Did you know? The famous Fibonacci sequence (\( 1, 1, 2, 3, 5, 8... \)) is a second-order recurrence relation: \( u_{n+2} = u_{n+1} + u_n \). It appears everywhere in nature, from pinecones to galaxies!
5. Common Pitfalls to Avoid
- Wrong PS Choice: If your "guessed" PS is already part of your CF, you must multiply your guess by \( n \). For example, if your CF is \( A(2)^n \) and your \( g(n) \) is \( 2^n \), try \( u_n = \lambda n(2)^n \).

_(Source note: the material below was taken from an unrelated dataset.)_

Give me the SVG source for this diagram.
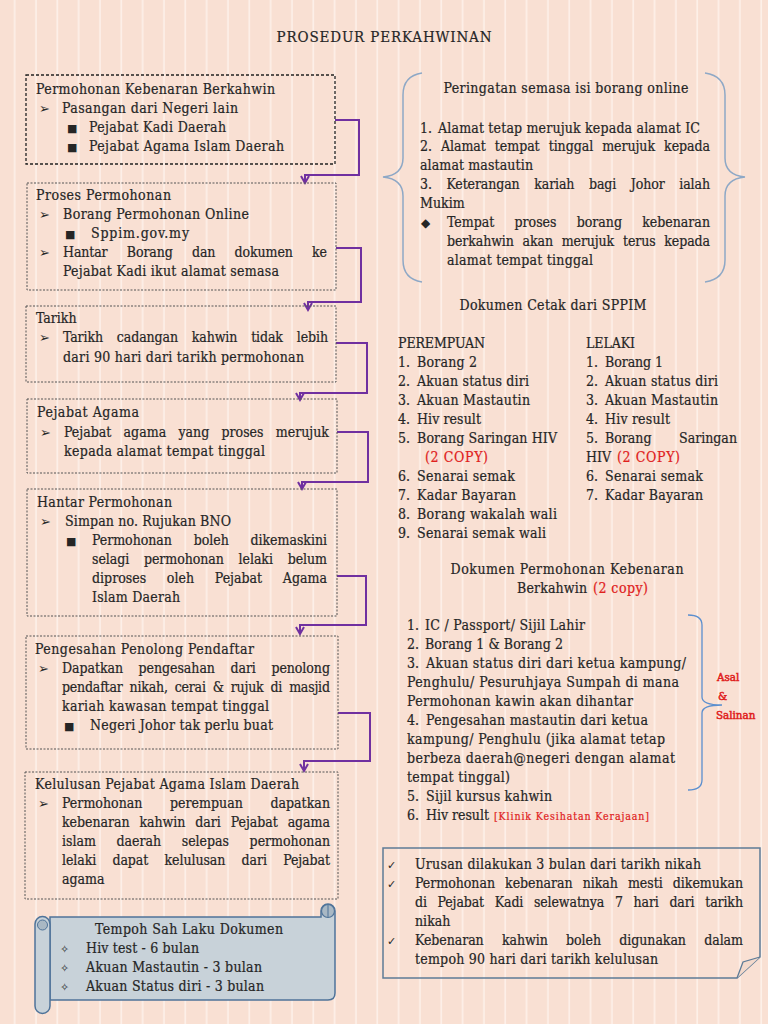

- Applying Boundary Conditions too early: Never find \( A \) and \( B \) using just the CF. You must add the PS first, then solve for the constants.
- Sign Errors: Be very careful with negative roots in the auxiliary equation. \( (-2)^n \) is very different from \( -2^n \)!
6. Summary: The Step-by-Step Method
To solve any recurrence relation in your exam:
- Identify the Order (1st or 2nd).
- Solve the Auxiliary Equation to find the Complementary Function (CF).
- Guess and solve for the Particular Solution (PS).
- Write the General Solution: \( u_n = CF + PS \).
- Use the given Boundary Conditions to find your constants (\( A, B \)).
Key Takeaway: Recurrence relations allow us to turn a step-by-step process into a single formula. Master the Auxiliary Equation and the PS "guesses," and you'll have the keys to solve any problem in this chapter!